История русских полиглотов
Знакомясь с русскими полиглотами, мы погружаемся в изумительно богатую языковую среду. Помимо того очевидного факта, что русский язык – носитель древней и влиятельной культуры, нас особо заинтересует то, что по мере своего развития он тесно соприкоснулся со всеми способами решения проблемы многоязычия, о которых мы говорили. Отнюдь не исключением было то время, когда на крайнем северо-западе своего распространения русский язык образовывал смешанный русско-норвежский говор, на крайнем юго-востоке – русско-китайское (кяхтинское) наречие, а на крайнем востоке интенсивно взаимодействовал с языками американских индейцев. Выписывая сведения такого рода без разбора, мы могли бы потонуть в фактах и наверняка наделали бы ошибок.
Зададимся простейшим вопросом: куда были обращены интересы древнерусских полиглотов? Казалось бы, ответить на него несложно – в нашей письменности того времени ученых потрясает полная независимость ее от восточных литератур. Более того, если в древнерусскую словесность и попадали какие-то влияния Азии, то обычно… через европейские литературы. «Смею утверждать, – пишет Д.С. Лихачев, – что среди всех остальных европейских литератур древнерусская литература имеет наименьшие связи с Востоком».
Но если мы обратимся к истории лексики, то здесь все будет наоборот. При скромном числе ранних заимствований из западноевропейских языков в русский проникло очень много слов тюркского происхождения – деньги, товар, очаг, утюг, башмак, лапша и так далее и тому подобное. Да для этого нужны были долгие и взаимовыгодные контакты! Значит, хорошо, что мы не сделали поспешных выводов, ведь способы преодоления трудностей многоязычия в ту далекую пору отнюдь не были примитивны. Чтобы не заблудиться в лабиринте веков, мы возьмем как путеводную нить достижения отечественных языковедов.
Времена Киевской Руси – будем считать их примерно до XIII столетия – вот золотой век русских полиглотов. Образу мыслей той эпохи присущ охват всего мира, всей истории. Если пишется летопись, ее нельзя начать иначе, как от начала времен. Если пишется художественное произведение, оно в один миг переносит читателя с берегов Балтики на Черное море, от Волги к Дунаю. Литературная условность, скажет читатель. Ну нет – и свидетелями реальности не только такого мировоззрения, но и образа жизни являются полиглоты.

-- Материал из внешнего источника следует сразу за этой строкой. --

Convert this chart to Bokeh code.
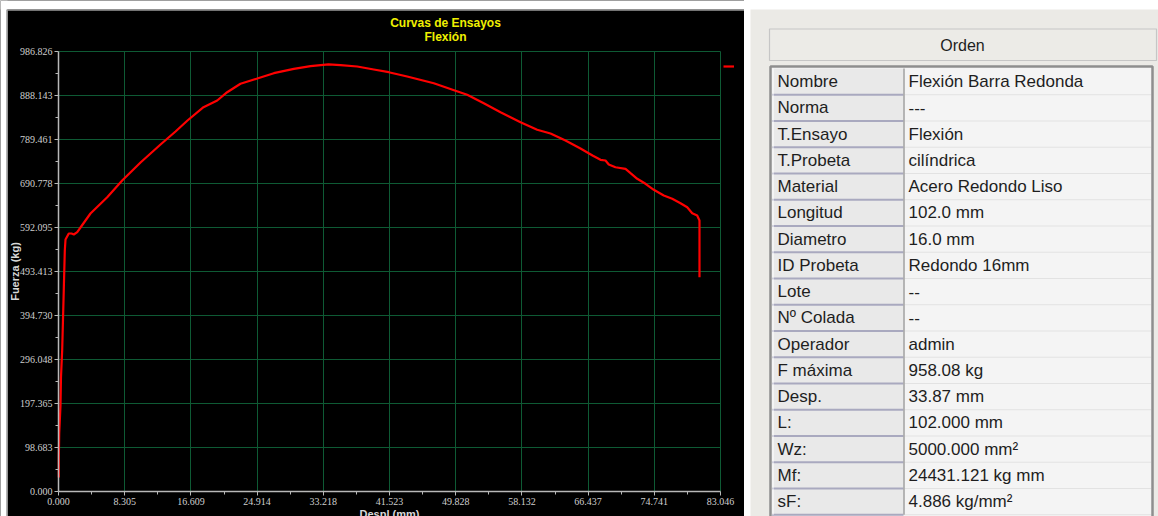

Начнем с суровой Скандинавии. О прямых языковых контактах с дюжими викингами или купцами, шедшими «из варяг в греки», говорят многие заимствования, ставшие сегодня для нас родными: ларь, крюк, селедка и ябеда. Дело не ограничивалось устными контактами. На Руси принимали на воспитание и службу таких вельмож, как шведский королевич Инге или норвежский ярл Магнус Добрый, а они приезжали явно не в одиночку.